Let $A$ be a commutative ring, $I \lhd A$ (ideal of $A$) and $M$ be a finitely generated $A$-module. Then we have the following identity: $$\sqrt{\operatorname{Ann }_A(M/IM)} = \sqrt{\operatorname{Ann}_A (M) + I},$$ where $\operatorname{Ann }_A(N) = \{a\in A: na = 0 \quad \forall n\in N\}$ denotes the annihilator of $N$ in $R$.
One direction is easy: If $r = a + s \in \operatorname{Ann}_A (M) + I$, then for each $m\in M$ $$(m+ IM)r = ma + ms + IM = ms + IM = 0 + IM,$$ so $\operatorname{Ann}_A (M) + I \subseteq \operatorname{Ann }_A(M/IM)$ and taking radicals yields $"\supseteq "$. However, I am struggling with the converse inclusion:
Let $r \in \sqrt{\operatorname{Ann }_A(M/IM)}$. Then there exists some $n\in \mathbb N$ such that $r^n \in \operatorname{Ann }_A(M/IM)$. But that means $r^n m \in IM$ for each $m\in M$. Now consider the $R$-module homomorphism $$\varphi \colon M \to M; \quad \varphi(m) := r^n m.$$ Then as noted $\varphi(M) \subseteq IM$. By the Cayley-Hamilton theorem there is $k\in \mathbb N$ and coefficients $a_0, \dots, a_{k-1} \in I$ such that $$\varphi^{k} + a_{k-1}\varphi^{k-1} + \dots + a_1 \varphi + a_0 = 0.$$ Does this get me anywhere?
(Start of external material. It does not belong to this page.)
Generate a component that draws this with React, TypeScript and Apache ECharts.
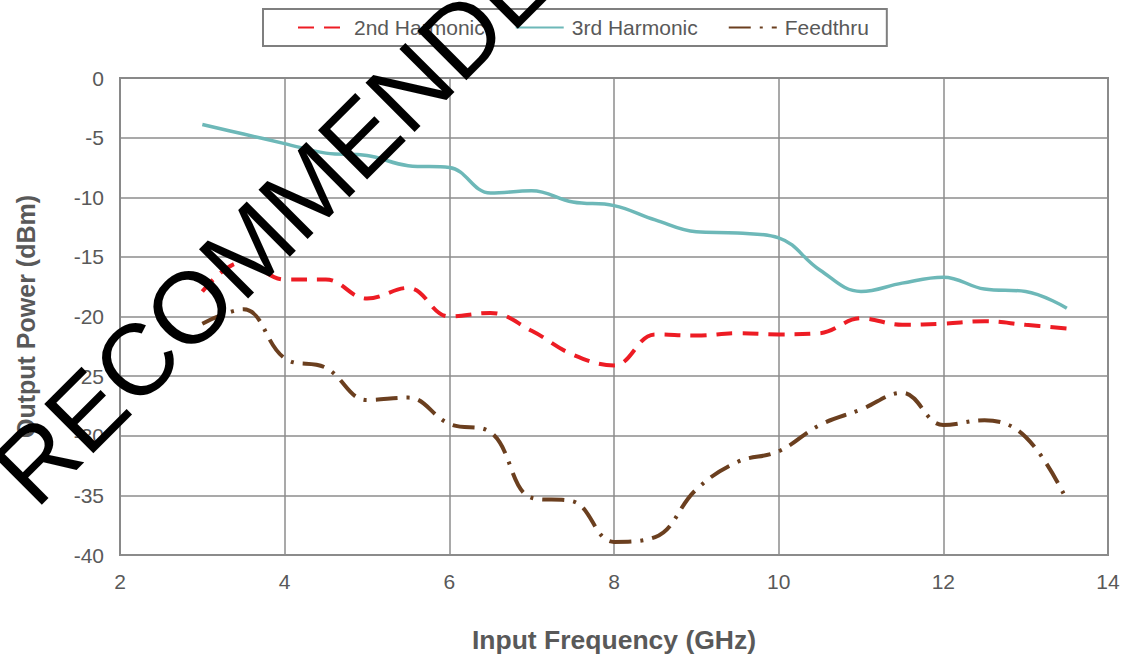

Plugging in $m\in M$ in this equation did not give me any insight. Any hints are appreciated!
I came up with the answer: Note that it suffices to show $\operatorname{Ann }_A(M/IM) \subseteq \sqrt{\operatorname{Ann }_A(M) + I}$, since for ideals $\mathfrak a \subseteq \mathfrak b \subseteq A$ one always has $\sqrt{\mathfrak a} \subseteq \sqrt{\mathfrak b} $ and $\sqrt{\sqrt{ \mathfrak b}} = \sqrt{\mathfrak b}$.
Now take $r\in \operatorname{Ann }_A(M/IM)$. Then $rM \subseteq IM$, so by Cayley-Hamilton we have $$(r^k + a_{k-1} r^{k-1} + \dots + a_1 r + a_0)M = 0$$ for some $k\in \mathbb N$ and $a_i \in I$. Putting $a:= a_{k-1}r^{k-1} + \dots + a_1 r + a_0 \in I$ this is equivalent to $$r^k + a \in \operatorname{Ann }_R(M).$$ But this means $r^k \in \operatorname{Ann }_R(M) + I$ and $r \in \sqrt{\operatorname{Ann }_A(M) + I}$, as desired.